The quality of what an agency delivers is directly proportional to the quality of the brief they receive. A vague brief produces a generic website. A focused brief produces something that actually works for your business.
Before you write anything: be clear on the goal
A website is not a goal. A goal is:
- "Generate 20 qualified consultation requests per month"
- "Reduce support calls by making key information easy to find"
- "Establish credibility with enterprise procurement teams"
Every design decision in a well-run project flows from a goal like this. If you cannot state your goal in one sentence, spend time on that before doing anything else.
1. Define your target audience
Who is the website actually for? Be specific:
- Not "SMEs" — but "Operations managers at manufacturing companies with 50–200 employees in Germany"
- Not "anyone who needs a website" — but "Independent consultants transitioning from employment who need to attract their first clients"
The more specific your audience definition, the more precisely the agency can design the user journey.
2. Describe your current situation
- What does your current website do well and badly?
- What is your conversion rate, and what actions do you want visitors to take?
- What has been tried before (and what were the results)?
- What platforms are you currently using?
This context prevents the agency from rebuilding what already works.
3. List the pages and content you need
You do not need a complete sitemap, but think through the key sections:
| Page | Purpose |
|---|---|
| Home | Communicate value, establish credibility, drive to next step |
| Services | Detail each offer and its outcomes |
| About | Build trust, explain who you are and why it matters |
| Case studies | Prove results with real examples |
| Contact | Remove friction from the conversion action |
Note which content you already have (text, photography, case studies) and what needs to be created.
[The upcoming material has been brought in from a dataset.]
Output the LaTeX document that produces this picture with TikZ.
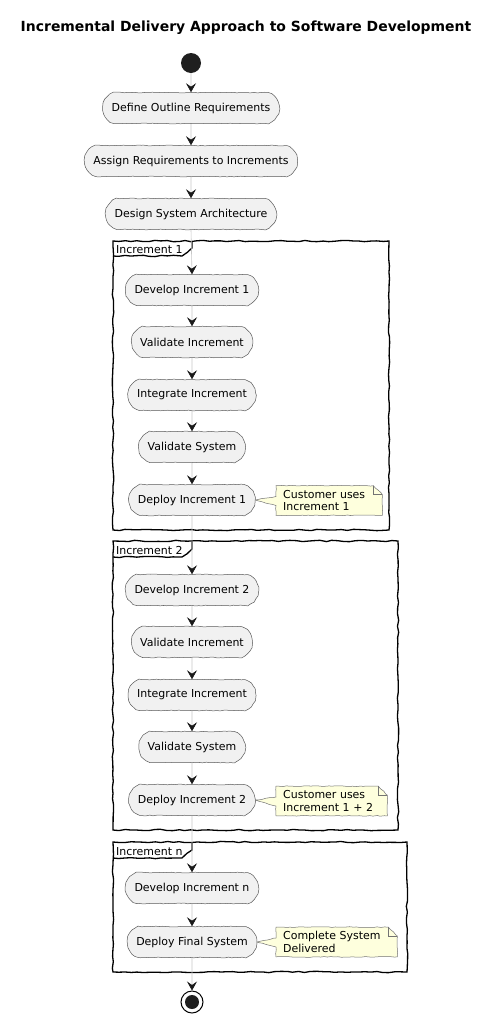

Content production is the most commonly underestimated cost in web projects.
4. Define your budget range
Give a range: "Our budget is €4,000–6,000 for the build, excluding content creation." This:
- Prevents wasted time on proposals that do not fit
- Allows the agency to prioritise what delivers the most value within your constraints
- Signals that you are a serious buyer, not a time-waster
5. Set a realistic timeline
State your hard deadlines (e.g. a product launch, trade fair, or funding round) and your ideal timeline. A well-scoped custom website takes 6–10 weeks from kick-off to launch. If you need it faster, scope needs to shrink.
6. Gather reference examples
Collect 3–5 websites you admire — from any industry. For each, note specifically what you like: the visual tone, the clarity of messaging, the navigation structure, or the conversion flow. These references give the agency a design direction without constraining their creativity.
7. Define success
How will you know the project worked? Specify:
- Primary conversion action (form submission, call booking, purchase)
- Target volume (e.g. 15 leads per month within 3 months of launch)
- Any technical KPIs (load time under 2.5 seconds, mobile-first)
Success criteria set during the brief prevent subjective disputes at delivery.
What not to include in a brief
- Specific design solutions ("I want a full-screen video hero")
- Exact colours unless you have brand guidelines
- Technology stack preferences unless you have a specific technical reason
Describe what you need to achieve. Let the agency propose how.
A one-page brief template
Company: [name]
Goal: [one sentence]
Audience: [specific description]
Pages needed: [list]
Content status: [what exists, what needs creating]
Budget range: [€ X,000 – €Y,000]
Hard deadline: [date or "none"]
Reference sites: [3–5 URLs with notes]
Success looks like: [measurable outcome]
Current platform: [WordPress / Framer / other / none]
Fill this in and you will be better prepared than 80% of prospective clients an agency speaks with.